**What this task involves:** Return all lines in the material below that contain "code".

**Data for the task:**
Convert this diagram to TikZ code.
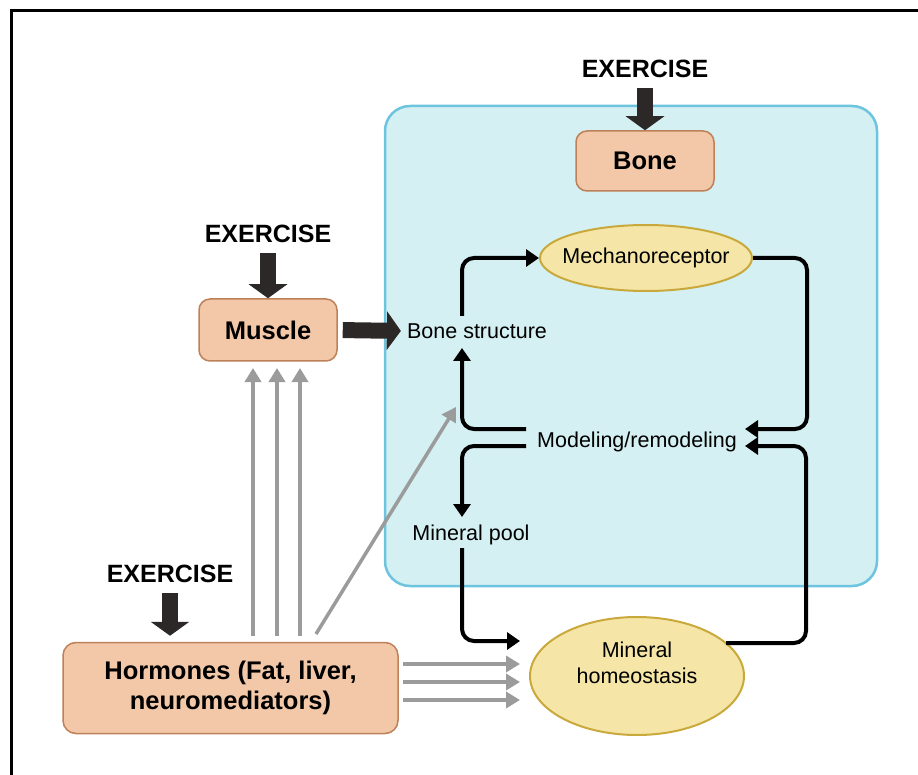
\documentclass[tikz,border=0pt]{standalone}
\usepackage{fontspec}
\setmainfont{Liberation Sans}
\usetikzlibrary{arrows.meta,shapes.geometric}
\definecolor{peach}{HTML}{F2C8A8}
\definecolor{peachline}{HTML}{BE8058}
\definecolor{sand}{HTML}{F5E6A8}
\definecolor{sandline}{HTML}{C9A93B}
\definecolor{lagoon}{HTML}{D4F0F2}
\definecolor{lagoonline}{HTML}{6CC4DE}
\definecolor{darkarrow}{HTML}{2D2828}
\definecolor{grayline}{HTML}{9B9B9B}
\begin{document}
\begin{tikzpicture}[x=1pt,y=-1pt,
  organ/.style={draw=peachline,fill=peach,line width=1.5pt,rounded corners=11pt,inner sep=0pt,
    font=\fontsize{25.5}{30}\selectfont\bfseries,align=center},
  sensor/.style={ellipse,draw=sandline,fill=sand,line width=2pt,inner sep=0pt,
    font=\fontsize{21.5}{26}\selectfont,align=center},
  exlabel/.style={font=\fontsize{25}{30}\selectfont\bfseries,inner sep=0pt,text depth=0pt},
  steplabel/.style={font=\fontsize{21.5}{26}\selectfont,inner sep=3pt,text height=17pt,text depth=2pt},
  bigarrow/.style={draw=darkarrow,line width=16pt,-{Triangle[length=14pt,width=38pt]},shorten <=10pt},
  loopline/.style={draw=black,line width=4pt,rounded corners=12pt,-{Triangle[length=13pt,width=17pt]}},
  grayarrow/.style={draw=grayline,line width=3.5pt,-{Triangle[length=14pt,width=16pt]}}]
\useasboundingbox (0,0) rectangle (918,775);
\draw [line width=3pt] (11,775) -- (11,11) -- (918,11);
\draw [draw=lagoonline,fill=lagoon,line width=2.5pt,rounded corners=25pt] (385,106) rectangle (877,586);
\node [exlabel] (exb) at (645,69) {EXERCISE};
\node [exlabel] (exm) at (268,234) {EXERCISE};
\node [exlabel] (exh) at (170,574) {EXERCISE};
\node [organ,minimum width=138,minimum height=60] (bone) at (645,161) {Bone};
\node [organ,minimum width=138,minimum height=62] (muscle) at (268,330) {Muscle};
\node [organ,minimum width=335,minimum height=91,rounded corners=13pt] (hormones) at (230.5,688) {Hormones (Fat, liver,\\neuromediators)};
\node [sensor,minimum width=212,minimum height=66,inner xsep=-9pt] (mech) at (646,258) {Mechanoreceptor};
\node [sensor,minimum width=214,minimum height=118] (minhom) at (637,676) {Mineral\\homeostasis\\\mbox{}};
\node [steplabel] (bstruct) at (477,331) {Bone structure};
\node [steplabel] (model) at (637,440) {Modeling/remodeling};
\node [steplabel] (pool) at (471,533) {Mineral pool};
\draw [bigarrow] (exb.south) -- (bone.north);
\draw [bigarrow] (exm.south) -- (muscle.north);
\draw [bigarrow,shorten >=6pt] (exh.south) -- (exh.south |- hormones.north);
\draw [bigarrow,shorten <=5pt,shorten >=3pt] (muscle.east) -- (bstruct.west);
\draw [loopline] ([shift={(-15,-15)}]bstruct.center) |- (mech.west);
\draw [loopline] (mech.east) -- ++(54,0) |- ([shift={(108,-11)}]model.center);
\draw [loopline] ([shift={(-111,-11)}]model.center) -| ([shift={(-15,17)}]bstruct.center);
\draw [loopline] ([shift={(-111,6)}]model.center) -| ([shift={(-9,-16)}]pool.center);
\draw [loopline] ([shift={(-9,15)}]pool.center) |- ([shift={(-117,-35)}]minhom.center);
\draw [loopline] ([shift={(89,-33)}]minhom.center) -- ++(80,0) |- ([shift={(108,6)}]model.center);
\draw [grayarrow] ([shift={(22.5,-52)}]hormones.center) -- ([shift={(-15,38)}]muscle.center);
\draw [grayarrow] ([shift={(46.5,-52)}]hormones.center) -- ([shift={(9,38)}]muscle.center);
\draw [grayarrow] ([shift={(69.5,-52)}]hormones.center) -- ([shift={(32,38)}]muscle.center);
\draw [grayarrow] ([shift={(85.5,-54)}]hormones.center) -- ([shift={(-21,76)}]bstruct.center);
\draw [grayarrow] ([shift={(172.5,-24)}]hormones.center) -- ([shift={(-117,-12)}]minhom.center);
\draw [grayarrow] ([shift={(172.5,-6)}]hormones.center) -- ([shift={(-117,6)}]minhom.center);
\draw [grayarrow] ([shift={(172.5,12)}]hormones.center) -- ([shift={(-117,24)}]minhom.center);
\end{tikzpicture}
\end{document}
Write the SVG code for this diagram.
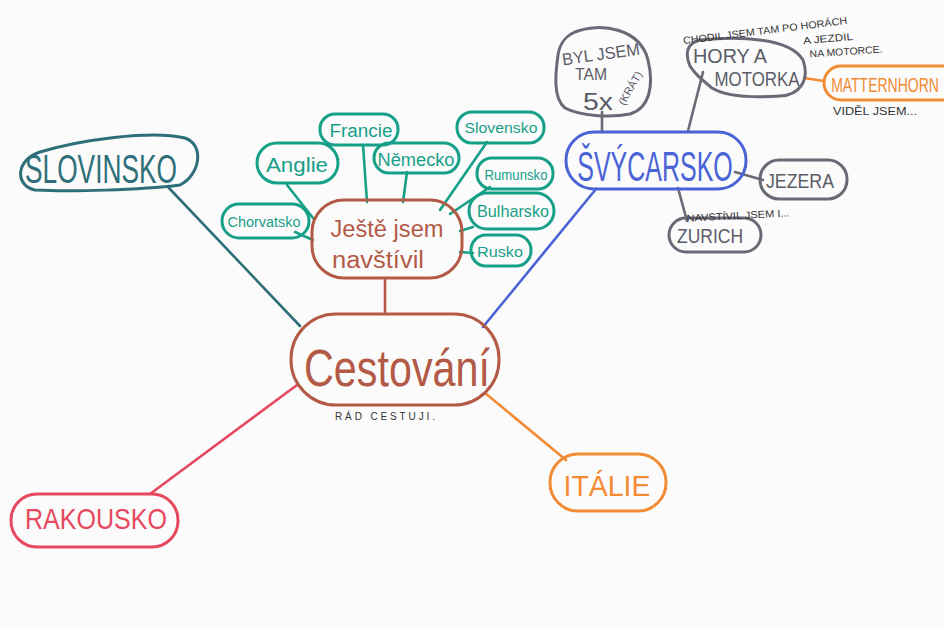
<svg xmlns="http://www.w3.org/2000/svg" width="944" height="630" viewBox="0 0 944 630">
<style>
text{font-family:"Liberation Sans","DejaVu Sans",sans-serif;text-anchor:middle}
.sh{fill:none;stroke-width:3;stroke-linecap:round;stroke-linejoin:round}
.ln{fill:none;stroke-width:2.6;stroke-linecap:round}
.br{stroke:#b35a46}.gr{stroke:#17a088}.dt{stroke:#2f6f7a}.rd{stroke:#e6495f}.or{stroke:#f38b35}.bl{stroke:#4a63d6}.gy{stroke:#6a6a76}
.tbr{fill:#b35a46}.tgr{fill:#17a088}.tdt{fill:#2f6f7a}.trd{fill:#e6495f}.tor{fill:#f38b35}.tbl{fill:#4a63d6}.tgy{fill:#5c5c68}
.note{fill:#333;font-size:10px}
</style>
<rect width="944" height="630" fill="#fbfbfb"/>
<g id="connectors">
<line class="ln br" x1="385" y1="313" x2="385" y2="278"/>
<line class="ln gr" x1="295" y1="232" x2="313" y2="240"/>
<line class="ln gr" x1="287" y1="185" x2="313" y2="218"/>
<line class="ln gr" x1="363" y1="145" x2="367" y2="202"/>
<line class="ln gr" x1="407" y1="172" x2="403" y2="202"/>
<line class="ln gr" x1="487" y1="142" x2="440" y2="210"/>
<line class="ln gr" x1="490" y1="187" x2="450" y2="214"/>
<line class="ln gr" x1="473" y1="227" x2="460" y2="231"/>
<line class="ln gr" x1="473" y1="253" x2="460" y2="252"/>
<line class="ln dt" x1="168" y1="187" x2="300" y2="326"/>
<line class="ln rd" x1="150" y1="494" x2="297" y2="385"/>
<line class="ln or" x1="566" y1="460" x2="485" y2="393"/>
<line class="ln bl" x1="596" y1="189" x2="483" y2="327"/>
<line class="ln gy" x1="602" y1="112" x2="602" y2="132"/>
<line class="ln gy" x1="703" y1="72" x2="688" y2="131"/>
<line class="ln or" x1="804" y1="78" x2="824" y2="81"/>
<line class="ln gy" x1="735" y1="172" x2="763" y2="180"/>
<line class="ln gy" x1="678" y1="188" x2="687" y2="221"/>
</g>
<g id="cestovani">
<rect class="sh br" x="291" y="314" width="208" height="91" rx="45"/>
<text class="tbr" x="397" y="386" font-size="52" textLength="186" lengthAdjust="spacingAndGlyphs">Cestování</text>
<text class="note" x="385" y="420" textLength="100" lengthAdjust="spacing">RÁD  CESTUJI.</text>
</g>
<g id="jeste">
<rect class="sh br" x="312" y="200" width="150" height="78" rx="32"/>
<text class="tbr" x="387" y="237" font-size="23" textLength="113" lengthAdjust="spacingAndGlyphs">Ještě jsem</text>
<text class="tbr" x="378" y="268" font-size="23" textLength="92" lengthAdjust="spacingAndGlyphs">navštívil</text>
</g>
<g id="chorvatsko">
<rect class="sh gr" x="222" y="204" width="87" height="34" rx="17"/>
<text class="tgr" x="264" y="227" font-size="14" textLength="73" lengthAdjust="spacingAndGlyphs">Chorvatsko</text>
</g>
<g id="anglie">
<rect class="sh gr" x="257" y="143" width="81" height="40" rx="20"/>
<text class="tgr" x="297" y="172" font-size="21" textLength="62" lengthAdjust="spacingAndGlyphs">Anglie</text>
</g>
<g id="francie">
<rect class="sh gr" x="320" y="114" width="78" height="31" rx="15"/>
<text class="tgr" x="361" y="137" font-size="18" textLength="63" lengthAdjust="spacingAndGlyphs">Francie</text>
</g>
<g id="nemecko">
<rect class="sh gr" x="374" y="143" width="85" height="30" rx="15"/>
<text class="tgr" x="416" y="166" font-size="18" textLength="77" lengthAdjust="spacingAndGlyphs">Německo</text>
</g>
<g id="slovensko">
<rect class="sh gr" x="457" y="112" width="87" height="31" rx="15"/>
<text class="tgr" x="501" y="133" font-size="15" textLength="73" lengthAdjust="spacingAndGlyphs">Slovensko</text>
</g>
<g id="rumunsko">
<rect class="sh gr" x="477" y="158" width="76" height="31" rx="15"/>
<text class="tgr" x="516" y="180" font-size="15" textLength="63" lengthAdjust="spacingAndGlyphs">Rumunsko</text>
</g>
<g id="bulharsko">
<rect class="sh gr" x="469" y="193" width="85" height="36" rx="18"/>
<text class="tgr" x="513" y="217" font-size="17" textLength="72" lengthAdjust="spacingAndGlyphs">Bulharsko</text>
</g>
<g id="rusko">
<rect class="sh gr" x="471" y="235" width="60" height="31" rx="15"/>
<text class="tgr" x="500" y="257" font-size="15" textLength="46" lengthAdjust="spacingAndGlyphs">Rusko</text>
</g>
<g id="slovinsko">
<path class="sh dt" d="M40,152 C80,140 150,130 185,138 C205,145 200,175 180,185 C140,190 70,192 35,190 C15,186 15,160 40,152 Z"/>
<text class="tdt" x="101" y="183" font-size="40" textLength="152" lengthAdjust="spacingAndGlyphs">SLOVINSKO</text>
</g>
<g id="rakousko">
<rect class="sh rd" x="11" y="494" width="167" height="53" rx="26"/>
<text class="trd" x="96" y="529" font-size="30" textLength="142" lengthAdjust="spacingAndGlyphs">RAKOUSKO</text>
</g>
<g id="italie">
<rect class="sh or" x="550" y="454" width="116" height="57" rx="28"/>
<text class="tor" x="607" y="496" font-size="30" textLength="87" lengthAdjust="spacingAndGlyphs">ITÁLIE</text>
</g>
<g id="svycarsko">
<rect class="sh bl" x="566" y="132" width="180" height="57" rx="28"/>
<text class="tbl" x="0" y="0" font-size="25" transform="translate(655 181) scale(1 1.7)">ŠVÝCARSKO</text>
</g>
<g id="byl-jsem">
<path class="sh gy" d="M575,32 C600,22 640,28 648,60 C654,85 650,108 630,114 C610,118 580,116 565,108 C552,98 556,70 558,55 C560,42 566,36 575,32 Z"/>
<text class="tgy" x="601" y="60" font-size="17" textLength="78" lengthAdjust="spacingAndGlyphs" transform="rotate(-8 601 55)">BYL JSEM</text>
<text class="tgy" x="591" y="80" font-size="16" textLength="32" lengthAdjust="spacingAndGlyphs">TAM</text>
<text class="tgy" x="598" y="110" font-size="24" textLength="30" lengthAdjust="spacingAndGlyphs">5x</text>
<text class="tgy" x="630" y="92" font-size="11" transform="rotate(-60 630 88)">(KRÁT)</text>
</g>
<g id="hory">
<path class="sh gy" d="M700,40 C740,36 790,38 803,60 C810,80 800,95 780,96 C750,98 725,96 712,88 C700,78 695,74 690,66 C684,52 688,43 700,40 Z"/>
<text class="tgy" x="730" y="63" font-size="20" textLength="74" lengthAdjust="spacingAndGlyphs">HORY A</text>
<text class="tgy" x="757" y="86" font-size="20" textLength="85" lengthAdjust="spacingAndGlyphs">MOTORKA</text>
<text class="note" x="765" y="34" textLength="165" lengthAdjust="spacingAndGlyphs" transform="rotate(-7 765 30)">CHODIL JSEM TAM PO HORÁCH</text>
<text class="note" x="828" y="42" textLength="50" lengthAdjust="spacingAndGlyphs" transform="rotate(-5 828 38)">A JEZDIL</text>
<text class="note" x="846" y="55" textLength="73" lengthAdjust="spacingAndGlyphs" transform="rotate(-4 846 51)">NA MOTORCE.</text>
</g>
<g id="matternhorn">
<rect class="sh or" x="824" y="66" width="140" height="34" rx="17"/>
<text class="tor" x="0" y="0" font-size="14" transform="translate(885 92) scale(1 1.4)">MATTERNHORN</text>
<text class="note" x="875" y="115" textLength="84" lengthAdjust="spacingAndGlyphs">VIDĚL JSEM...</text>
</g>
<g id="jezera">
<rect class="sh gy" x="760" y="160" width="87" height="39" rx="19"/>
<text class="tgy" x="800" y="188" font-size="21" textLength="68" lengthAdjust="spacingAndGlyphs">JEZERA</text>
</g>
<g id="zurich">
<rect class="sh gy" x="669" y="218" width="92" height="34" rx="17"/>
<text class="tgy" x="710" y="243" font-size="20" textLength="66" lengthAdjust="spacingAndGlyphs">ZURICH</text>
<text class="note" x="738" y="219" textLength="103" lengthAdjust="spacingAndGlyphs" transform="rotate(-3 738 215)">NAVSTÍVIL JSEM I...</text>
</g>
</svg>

**Solution to the exercise:**
Convert this diagram to TikZ code.
Write the SVG code for this diagram.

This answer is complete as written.